Saúl es un prisionero judío húngaro en Auschwitz: desde el momento en que Alemania invadió Hungría en marzo de 1944, los judíos del país pasaron a nutrir las cámaras de gas y los hornos de Auschwitz. Y algunos de ellos, como antes lo fueron de otros países, fueron obligados a trabajar en el campo dentro del Sonderkommando, las unidades especiales formadas por prisioneros y que eran utilizados para realizar el trabajo sucio del exterminio: el vaciado y limpieza de las cámaras de gas, el transporte de los cadáveres a los hornos, la selección de las pertenencias de las víctimas en busca de objetos de valor. Separados del resto de prisioneros, con capataces (kapos) propios, no se les permitía trabar conversación con las víctimas bajo pena de muerte; debían facilitar su traslado, desde la vía del tren, a las "duchas", hacer que se quitaran la ropa y la colgaran, mientras voces más o menos cálidas calmaban a los hombres, mujeres y niños que no sabían que debían hacer, prometiéndoles una sopa o un café caliente después de la "desinfección", cerrar las puertas y... escuchar los aullidos de los cientos de personas que entonces descubrían la verdad de aquellas cámaras, que aporreaban las puertas, que gritaban y poco a poco se apagaban sus voces, mientras fuera esperaban los hombres del Sonderkommando para realizar su trabajo. Una labor dura que Shlomo Venezia, un prisionero italiano que trabajó en esta unidad especial en el otoño de 1944, recordó en su libro Sonderkommando. En el infierno de las cámaras de gas (RBA, 2010)... durísimo testimonio. Y esos mismos hombres del Sonderkommando, periódicamente, también eran eliminados, sustituidos por otros, de manera que la rueda del infierno no dejaba nunca de moverse. 

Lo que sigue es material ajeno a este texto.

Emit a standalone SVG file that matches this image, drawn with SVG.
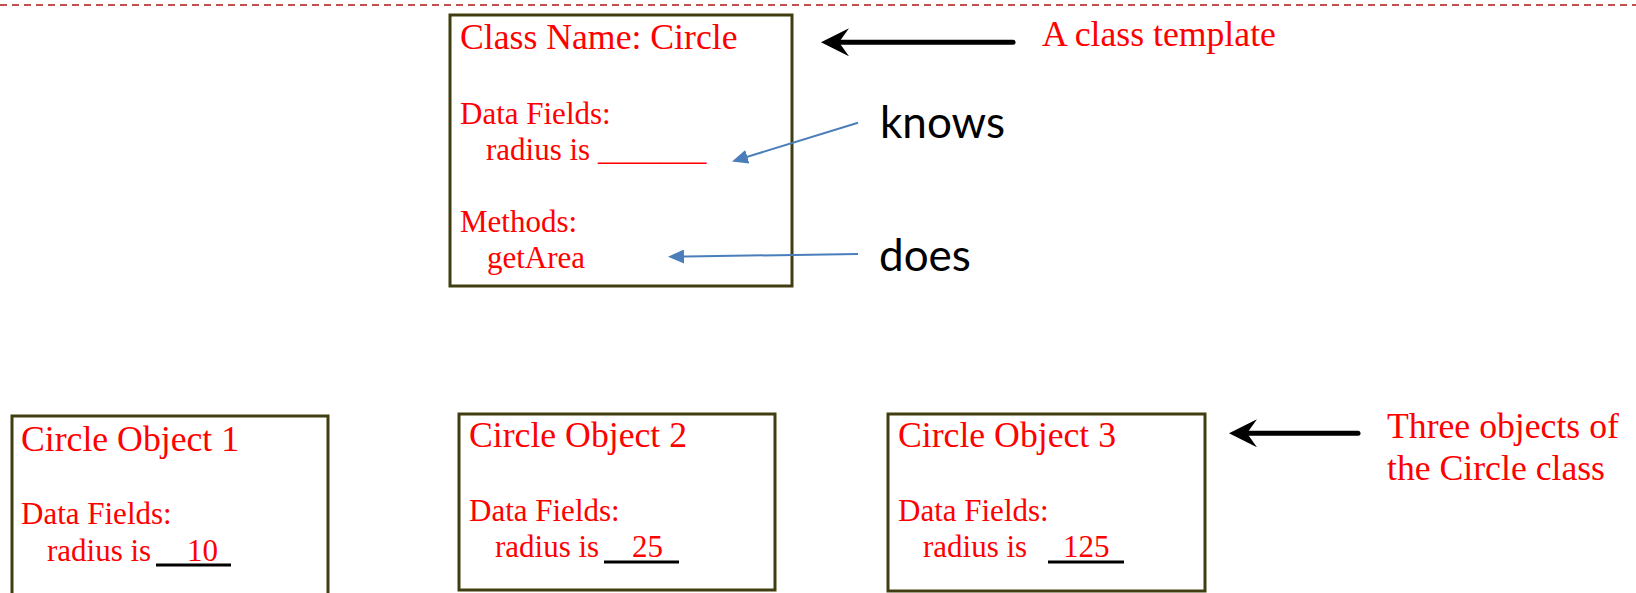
<svg xmlns="http://www.w3.org/2000/svg" width="1636" height="593" viewBox="0 0 1636 593">
  <style>
    .box { fill: #FFFFFF; stroke: #403E10; stroke-width: 3; }
    .t { font-family: "Liberation Serif", "Times New Roman", serif; fill: #FF0000; }
    .h { font-size: 35.7px; }
    .f { font-size: 31px; }
    .lbl { font-family: Lato, "Open Sans", sans-serif; font-size: 44px; fill: #000000; }
    .blue { stroke: #4A7EBB; stroke-width: 2; fill: none; marker-end: url(#blueHead); }
    .black { stroke: #000000; stroke-width: 5; stroke-linecap: round; fill: none; marker-end: url(#blackHead); }
    .ul { stroke: #000000; stroke-width: 3; }
    .sep { stroke: #C0504D; stroke-width: 2; stroke-dasharray: 7 5; }
  </style>
  <defs>
    <marker id="blueHead" markerUnits="userSpaceOnUse" viewBox="0 0 16 14" markerWidth="16" markerHeight="14" refX="13" refY="7" orient="auto">
      <path d="M0,0 L16,7 L0,14 z" fill="#4A7EBB"/>
    </marker>
    <marker id="blackHead" markerUnits="userSpaceOnUse" viewBox="0 0 28 28" markerWidth="28" markerHeight="28" refX="16" refY="14" orient="auto">
      <path d="M28,14 L0,0 L10,14 L0,28 z" fill="#000000"/>
    </marker>
  </defs>

  <!-- dashed separator along the top -->
  <line class="sep" x1="0" y1="5" x2="1636" y2="5"/>

  <!-- class template -->
  <g id="class-circle">
    <rect class="box" x="450" y="15" width="342" height="271"/>
    <text class="t h" x="460" y="49">Class Name: Circle</text>
    <text class="t f" x="460" y="124">Data Fields:</text>
    <text class="t f" x="486" y="160">radius is _______</text>
    <text class="t f" x="460" y="232">Methods:</text>
    <text class="t f" x="487" y="268">getArea</text>
  </g>

  <!-- object instances -->
  <g id="object1">
    <rect class="box" x="12" y="416" width="316" height="182"/>
    <text class="t h" x="21" y="451">Circle Object 1</text>
    <text class="t f" x="21" y="524">Data Fields:</text>
    <text class="t f" x="47" y="561">radius is</text>
    <line class="ul" x1="156" y1="565" x2="231" y2="565"/>
    <text class="t f" x="187" y="561">10</text>
  </g>

  <g id="object2">
    <rect class="box" x="459" y="414" width="316" height="176"/>
    <text class="t h" x="469" y="447">Circle Object 2</text>
    <text class="t f" x="469" y="521">Data Fields:</text>
    <text class="t f" x="495" y="557">radius is</text>
    <line class="ul" x1="604" y1="562" x2="679" y2="562"/>
    <text class="t f" x="632" y="557">25</text>
  </g>

  <g id="object3">
    <rect class="box" x="888" y="414" width="317" height="177"/>
    <text class="t h" x="898" y="447">Circle Object 3</text>
    <text class="t f" x="898" y="521">Data Fields:</text>
    <text class="t f" x="923" y="557">radius is</text>
    <line class="ul" x1="1048" y1="562" x2="1124" y2="562"/>
    <text class="t f" x="1063" y="557">125</text>
  </g>

  <!-- annotations -->
  <g id="label-template">
    <text class="t h" x="1042" y="46">A class template</text>
  </g>
  <g id="label-knows">
    <text class="lbl" x="880" y="138">knows</text>
  </g>
  <g id="label-does">
    <text class="lbl" x="879" y="271">does</text>
  </g>
  <g id="label-objects">
    <text class="t h" x="1387" y="438">Three objects of</text>
    <text class="t h" x="1387" y="480">the Circle class</text>
  </g>

  <!-- connectors -->
  <g id="connectors">
    <line class="black" x1="1013" y1="42.3" x2="833" y2="42.3"/>
    <line class="black" x1="1358" y1="433.3" x2="1241" y2="433.3"/>
    <line class="blue" x1="858" y1="122.7" x2="734.9" y2="160.6"/>
    <line class="blue" x1="858" y1="254" x2="671" y2="256.7"/>
  </g>
</svg>
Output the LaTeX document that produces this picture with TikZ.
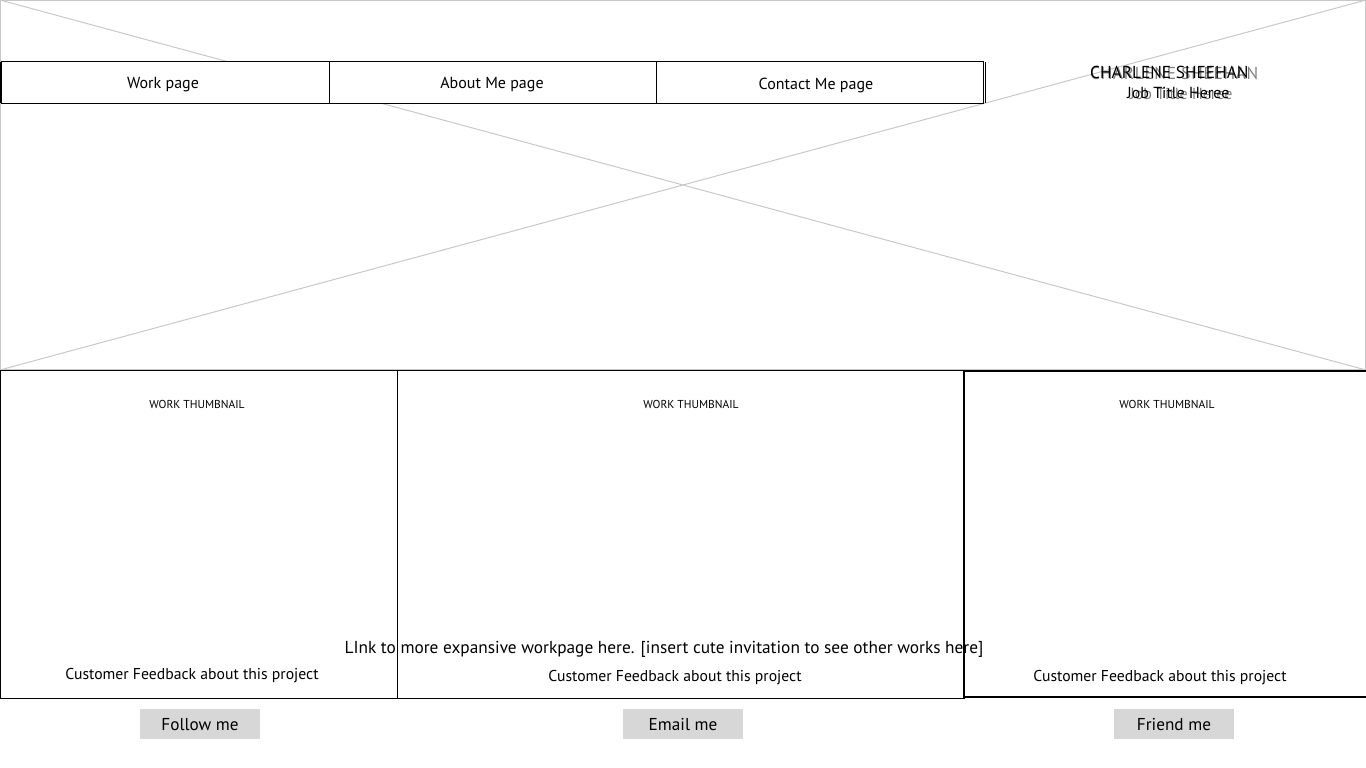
\documentclass[tikz,border=0pt]{standalone}
\usepackage{fontspec}
\setmainfont{PT Sans}
\usepackage{tikz}
\usetikzlibrary{positioning}

\definecolor{btngray}{RGB}{215,215,215}
\definecolor{linegray}{RGB}{200,200,200}

\tikzset{
    navbox/.style={draw=black, fill=white, line width=1pt, minimum height=41pt, inner sep=0pt, text depth=0pt},
    navtext/.style={font=\fontsize{16}{19}\selectfont, inner sep=0pt},
    thumbbox/.style={draw=black, line width=1pt, inner sep=0pt},
    thumblabel/.style={font=\fontsize{11.5}{14}\selectfont, inner sep=0pt},
    feedback/.style={font=\fontsize{15.7}{18}\selectfont, inner sep=0pt},
    button/.style={fill=btngray, minimum width=120pt, minimum height=30pt, inner sep=0pt},
    btntext/.style={font=\fontsize{17.2}{20}\selectfont, inner sep=0pt}
}

\begin{document}
\begin{tikzpicture}[x=1pt, y=-1pt]
        \useasboundingbox (0,0) rectangle (1366,768);

        % header image placeholder
        \draw[linegray, line width=1pt] (0.5,0.5) rectangle (1365.5,369.5);
        \draw[linegray, line width=1pt] (0,0) -- (1366,370);
        \draw[linegray, line width=1pt] (0,370) -- (1366,0);

        % navigation bar
        \filldraw[navbox, fill=white] (1,62) rectangle (983,103);
        \draw[line width=1pt] (329,62) -- (329,103);
        \draw[line width=1pt] (656,62) -- (656,103);
        \draw[line width=1pt] (985,62) -- (985,103);
        \draw[line width=2pt] (1,62) -- (1,103);
        \node[navtext] (work) at (163,85) {Work page};
        \node[navtext] (about) at (492,85) {About Me page};
        \node[navtext] (contact) at (816,85) {Contact Me page};

        % name and title
        \node[gray, font=\fontsize{17.3}{20}\selectfont\addfontfeature{LetterSpace=4}, anchor=west, inner sep=0pt] (namegray) at (1090,73) {CHARLENE SHEEHAN};
        \node[font=\fontsize{17.3}{20}\selectfont, anchor=west, inner sep=0pt] (name) at (1090,72) {CHARLENE SHEEHAN};
        \node[gray, font=\fontsize{16}{19}\selectfont, anchor=west, inner sep=0pt] (titlegray) at (1130,94) {Job Title Heree};
        \node[font=\fontsize{16}{19}\selectfont, anchor=west, inner sep=0pt] (title) at (1127,93) {Job Title Heree};

        % work thumbnails
        \draw[thumbbox] (0.5,370.5) rectangle (397,698);
        \draw[thumbbox] (397,370.5) rectangle (964,698);
        \draw[thumbbox, line width=2pt] (964,370.5) rectangle (1367,697);
        \node[thumblabel] (thumba) at (197,404) {WORK THUMBNAIL};
        \node[thumblabel] (thumbb) at (691,404) {WORK THUMBNAIL};
        \node[thumblabel] (thumbc) at (1167,404) {WORK THUMBNAIL};

        % feedback lines
        \node[feedback] (feeda) at (192,676) {Customer Feedback about this project};
        \node[feedback] (feedb) at (675,678) {Customer Feedback about this project};
        \node[feedback] (feedc) at (1160,678) {Customer Feedback about this project};

        % link to the work page
        \node[font=\fontsize{17.3}{20}\selectfont, inner sep=0pt] (link) at (664,649) {LInk to more expansive workpage here. [insert cute invitation to see other works here]};

        % buttons
        \node[button] (follow) at (200,724) {};
        \node[button] (email) at (683,724) {};
        \node[button] (friend) at (1174,724) {};
        \node[btntext] at ([yshift=-1pt]follow.center) {Follow me};
        \node[btntext] at ([yshift=-1pt]email.center) {Email me};
        \node[btntext] at ([yshift=-1pt]friend.center) {Friend me};
    \end{tikzpicture}
\end{document}
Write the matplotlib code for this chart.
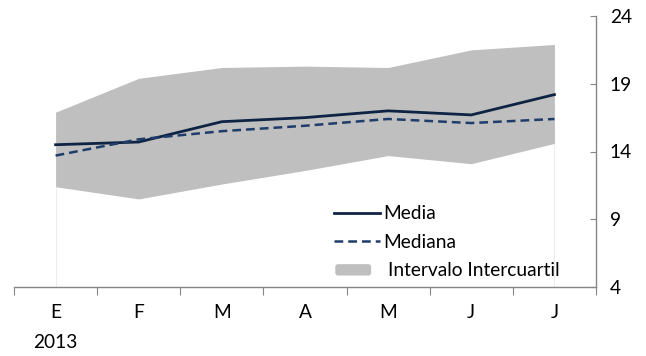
import matplotlib
matplotlib.use("Agg")
import matplotlib.pyplot as plt
from matplotlib.patches import Patch, FancyBboxPatch
from matplotlib.lines import Line2D
from matplotlib.legend_handler import HandlerPatch
import numpy as np

plt.rcParams['font.family'] = ['Lato', 'DejaVu Sans']

months = ["E", "F", "M", "A", "M", "J", "J"]
year_label = "2013"
q_low = [11.4, 10.5, 11.6, 12.6, 13.7, 13.1, 14.6]
q_high = [16.9, 19.4, 20.2, 20.3, 20.2, 21.5, 21.9]
media = [14.5, 14.7, 16.2, 16.5, 17.0, 16.7, 18.2]
mediana = [13.7, 14.9, 15.5, 15.9, 16.4, 16.1, 16.4]
y_ticks = [4, 9, 14, 19, 24]

FS = 13.8


def small_box(legend, orig_handle, xdescent, ydescent, width, height, fontsize):
    # legend swatch slightly narrower than the line keys, with soft corners
    return FancyBboxPatch((-xdescent + 1, -ydescent + 0.5), width * 0.78, height * 0.85,
                          boxstyle="round,pad=0,rounding_size=2")


fig = plt.figure(figsize=(6.46, 3.56), dpi=100)
ax = fig.add_axes([14 / 646, 1 - 287 / 356, (596 - 14) / 646, (287 - 16) / 356])

x = np.arange(len(months))
ax.fill_between(x, q_low, q_high, color="#BFBFBF", linewidth=0, zorder=1)
# faint edges of the stacked base area
ax.vlines([x[0], x[-1]], 4, [q_low[0], q_low[-1]], color="#EDEDED", linewidth=0.8, zorder=0)
ax.plot(x, media, color="#0F2444", linewidth=2.0, zorder=3)
ax.plot(x, mediana, color="#1F3D6B", linewidth=1.8, linestyle=(0, (3.5, 2)), zorder=3)

ax.set_xlim(-0.5, len(months) - 0.5)
ax.set_ylim(4, 24)

for side in ["left", "top"]:
    ax.spines[side].set_visible(False)
for side in ["right", "bottom"]:
    ax.spines[side].set_color("#868686")
    ax.spines[side].set_linewidth(1.0)

ax.yaxis.tick_right()
ax.set_yticks(y_ticks)
ax.tick_params(axis="y", direction="in", length=4, color="#868686", labelsize=FS, pad=10)

ax.set_xticks(np.arange(-0.5, len(months) + 0.5, 1.0))
ax.set_xticklabels([])
ax.tick_params(axis="x", direction="out", length=6, color="#868686")
ax.set_xticks(x, minor=True)
ax.set_xticklabels(months, minor=True)
ax.tick_params(axis="x", which="minor", length=0, labelsize=FS, pad=12)

ax.text(0, -0.205, year_label, transform=ax.get_xaxis_transform(), ha="center",
        va="center", fontsize=FS)

handles = [
    Line2D([], [], color="#0F2444", linewidth=2.0),
    Line2D([], [], color="#1F3D6B", linewidth=1.8, linestyle=(0, (3.5, 2))),
    Patch(facecolor="#BFBFBF", edgecolor="none"),
]
leg = ax.legend(handles, ["Media", "Mediana", "Intervalo Intercuartil"],
                loc="lower left", bbox_to_anchor=(0.52, -0.035), frameon=False,
                fontsize=FS, handlelength=2.4, handletextpad=0.2, labelspacing=0.6,
                handler_map={Patch: HandlerPatch(patch_func=small_box)})
# the shaded key's label sits a little further right than the line keys
leg.get_texts()[2].set_x(4)

fig.savefig("out.png", dpi=100)
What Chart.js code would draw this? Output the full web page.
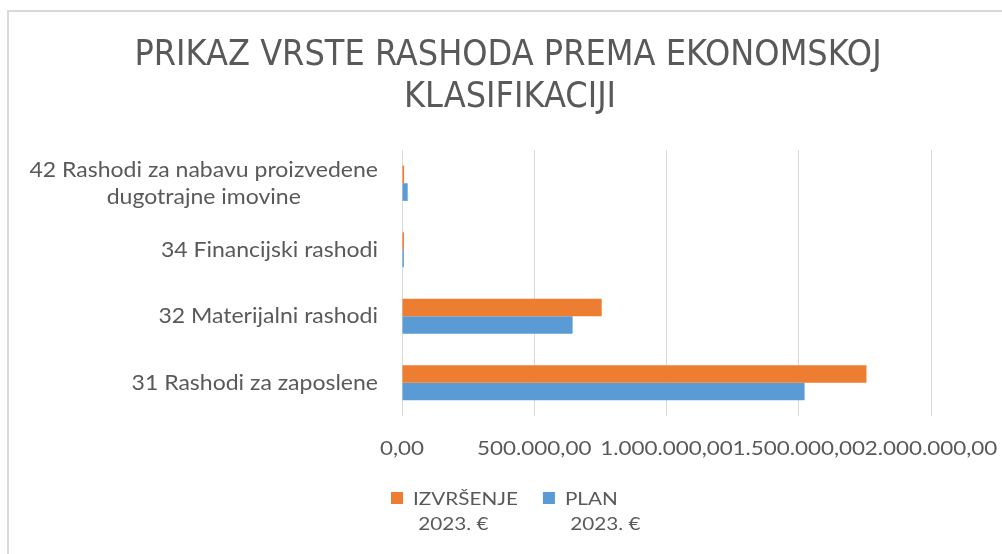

Los primeros minutos de la película nos trasladan a la labor de Saúl en el Sonderkommando. Vemos pero no "vemos"; sobre todo oímos. Los detalles visuales que la cámara nos permite comprender mientras seguimos los pasos de Saúl son fragmentarios pero lo suficientemente "completos" para que no tengamos dudas de lo que está sucediendo; de hecho, como espectadores del horror probablemente tengamos que llenar con nuestra mente lo que se muestra pero al mismo tiempo no se muestra. Pero algo cambiará las cosas ese día para Saúl: el cuerpo de un muchacho impulsará a Saúl a tomar una decisión. Ese cuerpo no será pasto de las llamas, se propone, sino que será enterrado y para ello buscará desesperadamente en las horas siguientes un rabino, de modo que pueda entonar la oración adecuada mientras la tierra recibe el cadáver de un muchacho. Un chico. El hijo de alguien. El hijo de Saúl, decidirá/dirá/se convencerá éste. "Es mi hijo". Y entre la ausencia de humanidad en aquel campo surge una moral que parecía olvidada. Un propósito que nadie (quizá tampoco el espectador) entiende: ¿por qué se empeña Saúl en querer inhumar aquel cuerpo en particular? "No es tu hijo", le dirán sus compañeros. Pero él no cejará en su propósito durante los acontecimientos que siguen a aquella escena inicial, en la que se mezcla el temor a ser eliminado como el resto de víctimas con una revuelta contra los guardianes o un infierno en las fosas, uno de varios que sucedieron en Auschwitz y en las fechas en que transcurre la película: ¿pudo ser aquél momento en concreto?

Durísima película... y es decir poco. Sin melodrama. Sin necesidad de una respuesta a todo. Sin que tengamos que "verlo" todo.